Bryden also argued that the efficiency of Plasco's process allows it to extract 78 percent of the energy from the waste that it converts, resulting in the production of more electricity than competing gasification systems. He's not against producing ethanol from the syngas - some day - but said "our analysis tells us we're still better to use it for electricity."

Plasco is in advanced talks with four cities in California - two expected to result in signed contracts by the end of this year. Chile's capital, Santiago, is also interested and serious talks are taking place with communities in France.

In Canada, two small towns - one in Alberta, the other in British Columbia - are also ready to sign up. Bryden said the pitch is simple: We'll pay for and build it, you pay us $70 a ton and give us 11 cents per kilowatt-hour for the electricity.
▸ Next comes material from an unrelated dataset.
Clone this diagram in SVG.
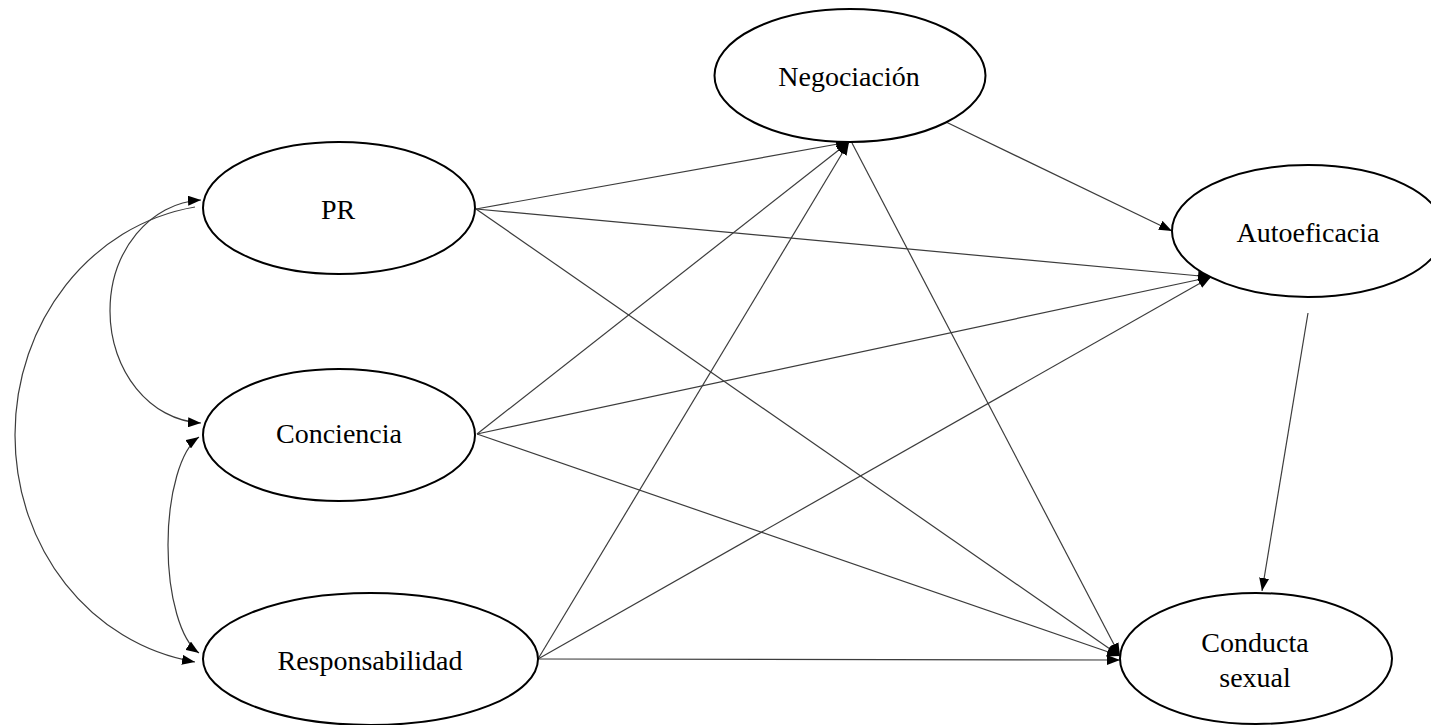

"Under such a case, they don't care if we're making ethanol or beach sands, as long as it's clean," he said.

Columbia University's Castaldi said modern gasification systems can be more environmentally sound than older incineration technologies or so-called "mass burn" systems. But as far as the public is concerned, they're still burning garbage, and this conjures up images of big industrial stacks spewing black smoke in the air.

Ethanol, he said, is newer and closer to home. "We all buy gasoline every day." For this reason, it's likely to face less community resistance, he said.

Chornet said communities are more embracing of approaches that can be sold as recycling. Electricity simply doesn't fit that bill - ethanol does. "It's a true chemical recycling of our wastes."

And, by relying on garbage, it won't cause tortilla riots in Mexico.